Fodor recalls working in a male-dominated world

Janice Fodor finds time to laugh at memories of her teaching career. Photo by Sarah Schauf

“I’m a person to whom funny things happen,” says Janice Fodor, English professor and director of the Learning Center.   “I didn’t understand a whole lotwhat women could and couldn’t do.”

Throughout her professional life, Fodor has  witnessed gender discrimination as a high school teacher, a corporate worker, and a college professor.

Born in Huntingdon, Pa., Fodor graduated from Juniata College in 1958 and went straight into the workforce.  “I was silly enough to think I would get a job at the level of a college graduate,” Fodor says.  “I was told I might have to move.”

After searching for weeks, she wound up at the University of Pittsburgh as the editor of the college’s handbook – similar to the E-Book.

The university paid her graduate school tuition– surprising, she says, because “I was right off the farm.”

Here, she experienced her first instance of discrimination.  Fodor had joined the Dean of Women in her graduate school and became a high-ranking member.  When the council position transformed into the Dean of Students, her job was “automatically” given to a man.

“I had all the academic requirements he did,” she said.

A second instance came when she applied for a job in the admissions department.  The department head wrote her a long letter explaining she could not have the job because of “inability to move if needed, possibility of getting married and having children.”

Disenchanted, Fodor then left academia for several years, first applying for work at Alcoa, an aluminum fabrication company.  She quit before getting the job after hearing the manager announce, “We start all our girls in the typing pool.”

“I had my own secretary for years before this,” Fodor says.  “What did I need to type for?”

She moved on to a job in retail, got married, and eventually returned to teaching at a boys’ high school in New Orleans.

“Some of the kids [once] put a lizard on my desk.  I walked in the room, picked it up by its tail, and threw it out the window.  One of the boys piped up, ‘Weren’t you scared?  Why didn’t you scream?’”

“I said, ‘Don’t you know that one didn’t have any teeth?’” Fodor laughs.

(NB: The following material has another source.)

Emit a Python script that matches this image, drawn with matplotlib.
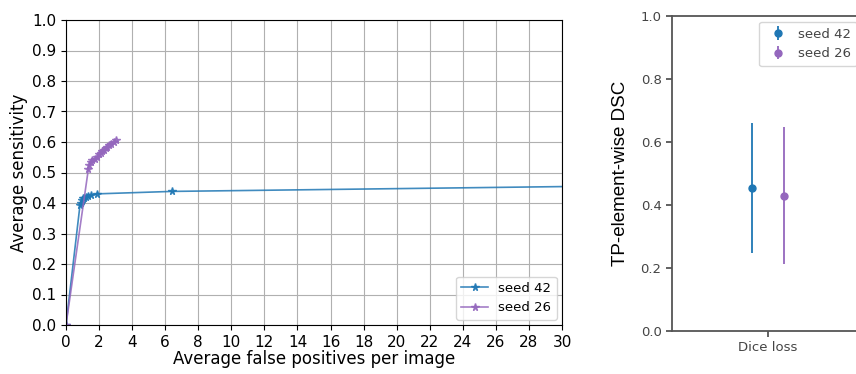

She did a stint at College of DuPage before arriving at Elmhurst in the ’80s.  One of her favorite early memories is joining a faculty book club. “One of the best things here was to meet bright and bold women,” she says.

Shortly after, Fodor founded the Learning Center, a place she describes as an “informed source for students.”

“[People come here to] learn to learn, learn more efficiently.  We work with good students,” she states.  “If they don’t get something in their calculus class, they can come here.”

She also accepted a spot in the English department, starting out teaching English 106.  This semester, Fodor is teaching a course on women writers, something she enjoys greatly.

When asked what advice she would give to someone facing gender discrimination, she hesitates, and says, “I would simply smile and go on with whatever case I was pressing.”

For now, Fodor thinks she will continue at Elmhurst.  In treatment of women, “the college itself does very well.”

Referring to the strict gender roles enforced in her mother’s generation, Fodor comments, “I’m just glad I live when I do now.  When you read all these things about what women were supposed to do, I didn’t do them.”